TASK OBJECTIVE
Output the line that holds "Rebuild this chart", the line that holds "CartesianGrid, XAxis, YAxis", and every line between them, exactly, but none of the pictures.
>> Begin DATA EXTRACT
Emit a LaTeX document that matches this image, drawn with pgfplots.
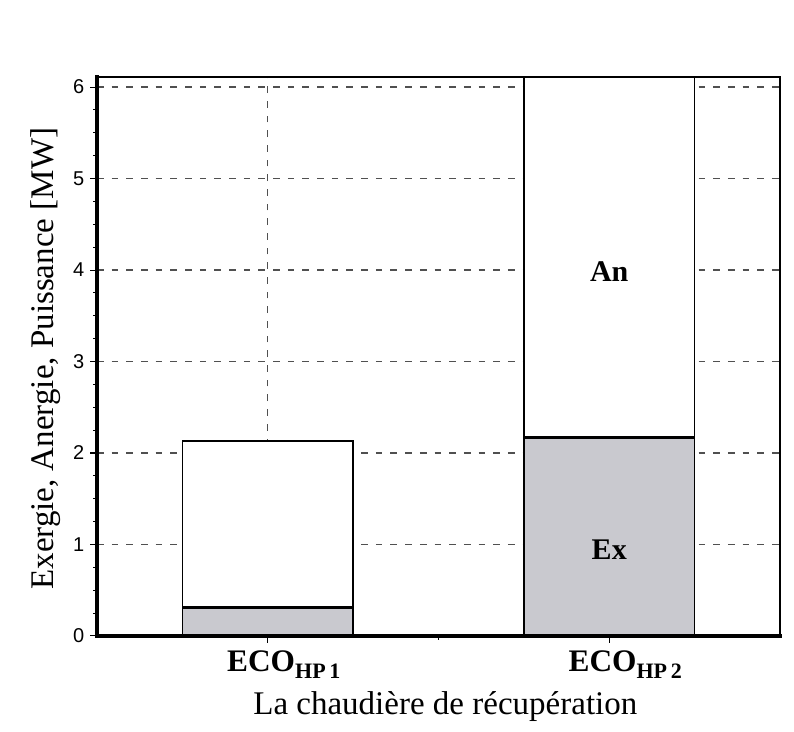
\documentclass[border=0pt]{standalone}
\usepackage{fontspec}
\setmainfont{Liberation Serif}
\newfontfamily\arial{Liberation Sans}
\usepackage{pgfplots}
\pgfplotsset{compat=1.18}
\definecolor{exgray}{RGB}{201,201,207}
\definecolor{gridc}{RGB}{80,80,80}
\newcommand{\eco}[1]{\textbf{ECO}\raisebox{-0.2em}{\fontsize{16.5}{16.5}\selectfont\textbf{HP\,#1}}}
\begin{document}
\begin{tikzpicture}
\begin{axis}[
  name=ax, at={(0,0)}, anchor=south west,
  width=512pt, height=419pt, scale only axis,
  xmin=0.5, xmax=2.5, ymin=0, ymax=6.11,
  xtick={1,2}, minor xtick={1.5},
  xticklabels={\eco{1},\eco{2}},
  ytick={0,1,2,3,4,5,6},
  yticklabels={0,1,2,3,4,5,6},
  minor y tick num=3,
  tick pos=left, tick align=outside,
  major tick length=5pt, minor tick length=3pt,
  tick style={black, line width=0.8pt},
  xmajorgrids, ymajorgrids,
  major grid style={gridc, line width=1pt, dash pattern=on 5pt off 6pt},
  axis line style={black, line width=1.2pt},
  yticklabel style={font=\arial\fontsize{15}{15}\selectfont, xshift=-1pt},
  xticklabel style={font=\fontsize{23.5}{23.5}\selectfont, anchor=base, yshift=-22pt, xshift=12pt},
  xlabel={La chaudière de récupération},
  ylabel={Exergie, Anergie, Puissance [MW]},
  label style={font=\fontsize{24.75}{28}\selectfont},
  xlabel style={at={(axis description cs:0.51,0)}, anchor=base, yshift=-59pt},
  ylabel style={at={(axis description cs:-0.075,0.496)}, anchor=center},
  clip=false,
]
% totals (Exergie + Anergie)
\addplot[ybar, bar width=0.5, bar shift=0pt, fill=white, draw=black, line width=1pt]
  coordinates {(1,2.13) (2,6.11)};
% Exergie
\addplot[ybar, bar width=0.5, bar shift=0pt, fill=exgray, draw=black, line width=1pt]
  coordinates {(1,0.31) (2,2.17)};
% thick separating lines at top of Ex
\addplot[black, line width=2.2pt] coordinates {(0.75,0.31) (1.25,0.31)};
\addplot[black, line width=2.2pt] coordinates {(1.75,2.17) (2.25,2.17)};
\node[font=\bfseries\fontsize{22.5}{22.5}\selectfont] at (axis cs:2,3.98) {An};
\node[font=\bfseries\fontsize{22.5}{22.5}\selectfont] at (axis cs:2,0.94) {Ex};
\end{axis}
\draw[line width=3pt, line cap=rect] (ax.north west) -- (ax.south west);
\draw[line width=2.4pt, line cap=rect] (ax.south west) -- (ax.south east);
\pgfresetboundingbox
\path ([shift={(-72.75pt,-72pt)}]ax.south west) rectangle ([shift={(10.5pt,57.75pt)}]ax.north east);
\end{tikzpicture}
\end{document}
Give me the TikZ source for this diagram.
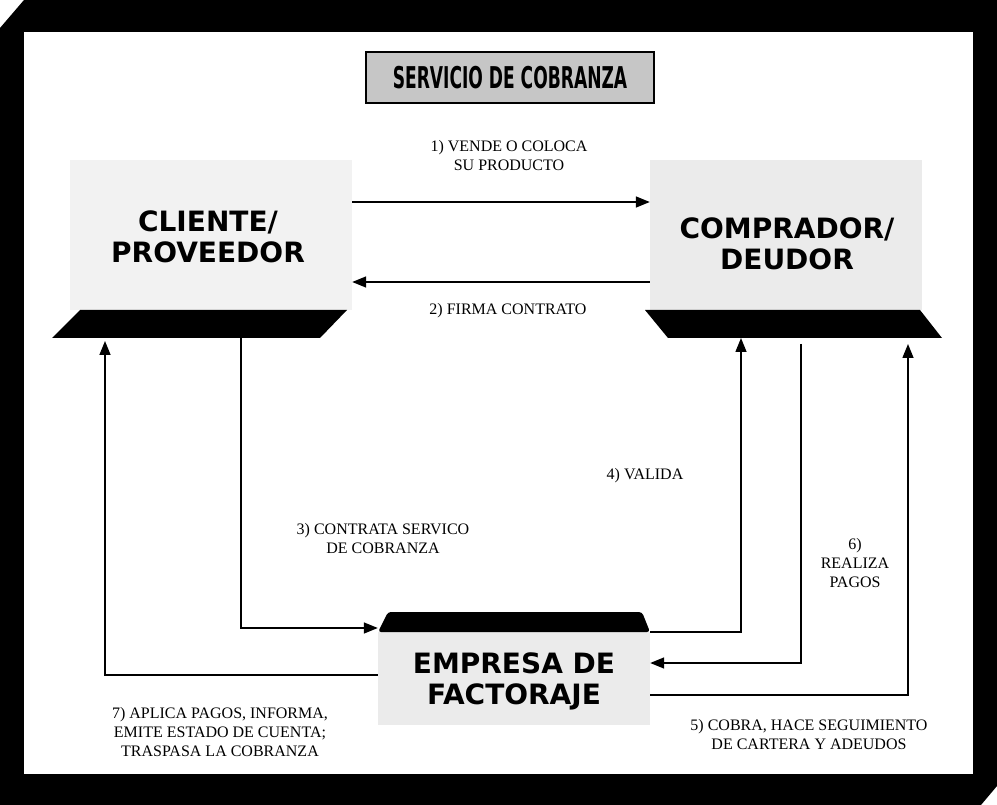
\documentclass[tikz,border=0pt]{standalone}
\usepackage{graphicx}
\usepackage{fontspec}
\setmainfont{Liberation Serif}
\newfontfamily\heavy{DejaVu Sans}
\usetikzlibrary{arrows.meta}
\begin{document}
\begin{tikzpicture}[x=1pt,y=-1pt,
  arr/.style={line width=1.5pt,-{Triangle[length=14pt,width=11pt]}},
  lbl/.style={font=\fontsize{16}{19}\selectfont, align=center, inner sep=0pt},
  big/.style={font=\heavy\bfseries\fontsize{28}{31}\selectfont, align=center, inner sep=0pt},
  panel/.style={fill=gray!10, inner sep=0pt, draw=none},
  slab/.style={fill=black}]
\useasboundingbox (0,0) rectangle (997,805);
% frame
\fill[black] (24,0) -- (997,0) -- (997,786) -- (981,805) -- (0,805) -- (0,28) -- cycle;
\fill[white] (24,32) rectangle (973,774);
% title
\node[draw=black, line width=1.5pt, fill=gray!45, minimum width=288pt, minimum height=51pt, inner sep=0pt] (titulo) at (510,77.5)
  {\heavy\bfseries\fontsize{30}{30}\selectfont\scalebox{0.57}[1]{SERVICIO DE COBRANZA}};
% panels
\node[panel, minimum width=282pt, minimum height=150pt] (cliente) at (211,235) {};
\node[panel, fill=gray!16, minimum width=272pt, minimum height=150pt] (comprador) at (786,235) {};
\node[panel, fill=gray!16, minimum width=272pt, minimum height=93pt] (empresa) at (514,678.5) {};
% slabs
\fill[slab] (80,310) -- (347,310) -- (320,338) -- (52,338) -- cycle;
\fill[slab] (645,310) -- (920,310) -- (942,338) -- (668,338) -- cycle;
\fill[slab, rounded corners=3pt] (388,612) -- (642,612) -- (650,632) -- (378,632) -- cycle;
% texts
\node[big] (clientet) at (208,237) {CLIENTE/\\PROVEEDOR};
\node[big] (compradort) at (787,244) {COMPRADOR/\\DEUDOR};
\node[big] (empresat) at (514,681) {EMPRESA DE\\FACTORAJE};
% connector ends on the slabs
\coordinate (p3) at (241,338);
\coordinate (p4) at (741,338);
\coordinate (p5) at (908,344);
\coordinate (p6) at (801,344);
\coordinate (p7) at (105,341);
% connectors
\draw[arr] (cliente.east |- 0,202) -- (comprador.west |- 0,202);
\draw[arr] (comprador.west |- 0,282) -- (cliente.east |- 0,282);
\draw[arr] (p3) |- (empresa.north west |- 0,628);
\draw[arr] (empresa.north east) -| (p4);
\draw[arr] (p6) |- (empresa.east |- 0,663);
\draw[arr] (empresa.east |- 0,695) -| (p5);
\draw[arr] (empresa.west |- 0,675) -| (p7);
% labels
\node[lbl] (l1) at (509,156) {1) VENDE O COLOCA\\SU PRODUCTO};
\node[lbl] (l2) at (508,311) {2) FIRMA CONTRATO};
\node[lbl] (l3) at (383,539) {3) CONTRATA SERVICO\\DE COBRANZA};
\node[lbl] (l4) at (645,476) {4) VALIDA};
\node[lbl] (l5) at (809,735) {5) COBRA, HACE SEGUIMIENTO\\DE CARTERA Y ADEUDOS};
\node[lbl] (l6) at (855,563) {6)\\REALIZA\\PAGOS};
\node[lbl] (l7) at (220,732) {7) APLICA PAGOS, INFORMA,\\EMITE ESTADO DE CUENTA;\\TRASPASA LA COBRANZA};
\end{tikzpicture}
\end{document}
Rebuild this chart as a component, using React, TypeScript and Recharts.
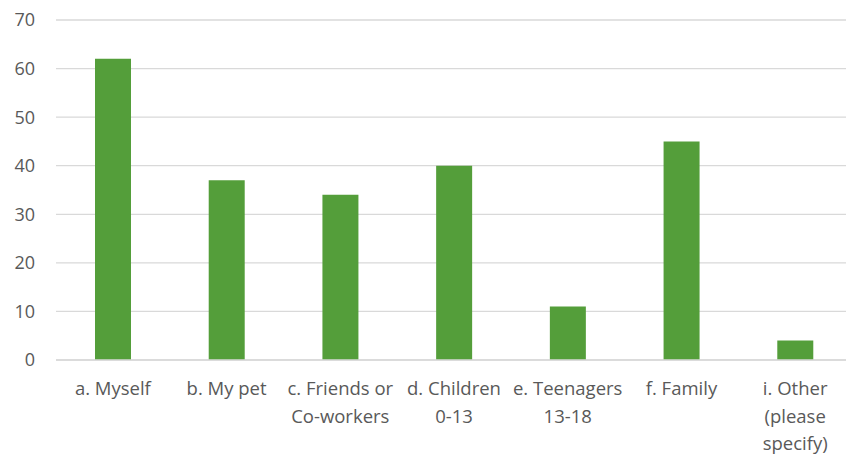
import { Bar, BarChart, CartesianGrid, XAxis, YAxis } from "recharts";

const categories = [
  "a. Myself",
  "b. My pet",
  "c. Friends or\nCo-workers",
  "d. Children\n0-13",
  "e. Teenagers\n13-18",
  "f. Family",
  "i. Other\n(please\nspecify)",
];
const counts = [62, 37, 34, 40, 11, 45, 4];
const yTicks = [0, 10, 20, 30, 40, 50, 60, 70];

const data = categories.map((name, i) => ({ name, value: counts[i] }));

const textColor = "#595959";
const font = "'Open Sans', sans-serif";

function CategoryTick(props: any) {
  const { x, y, payload } = props;
  const lines = String(payload.value).split("\n");
  return (
    <g transform={`translate(${x},${y})`}>
      {lines.map((line: string, i: number) => (
        <text
          key={i}
          x={0}
          y={35 + i * 27.5}
          textAnchor="middle"
          fill={textColor}
          fontSize={18.5}
          fontFamily={font}
        >
          {line}
        </text>
      ))}
    </g>
  );
}

export default function App() {
  return (
    <div
      style={{
        position: "absolute",
        left: 0,
        top: 0,
        width: 846,
        height: 454,
        overflow: "hidden",
        background: "#ffffff",
      }}
    >
      <BarChart
        width={852}
        height={454}
        data={data}
        margin={{ top: 20, right: 0, left: 0, bottom: 0 }}
        barSize={36}
      >
        <CartesianGrid stroke="#d9d9d9" strokeWidth={1.3} vertical={false} />
        <XAxis
          dataKey="name"
          interval={0}
          height={94}
          tickLine={false}
          axisLine={{ stroke: "#d9d9d9", strokeWidth: 1.3 }}
          tickSize={0}
          tickMargin={0}
          tick={<CategoryTick />}
        />
        <YAxis
          width={56}
          domain={[0, 70]}
          ticks={yTicks}
          tickLine={false}
          axisLine={false}
          tickSize={0}
          tickMargin={21}
          tick={{ fill: textColor, fontSize: 18, fontFamily: font }}
        />
        <Bar dataKey="value" fill="#549e3a" isAnimationActive={false} />
      </BarChart>
    </div>
  );
}
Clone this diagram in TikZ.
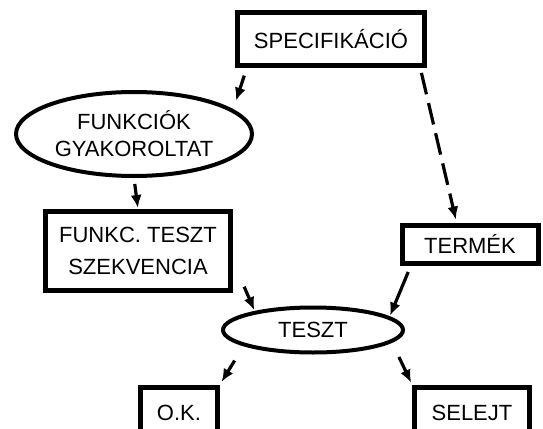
>> End DATA EXTRACT
SOLUTION
Rebuild this chart as a component, using React, TypeScript and Recharts.
import { Bar, BarChart, CartesianGrid, XAxis, YAxis } from "recharts";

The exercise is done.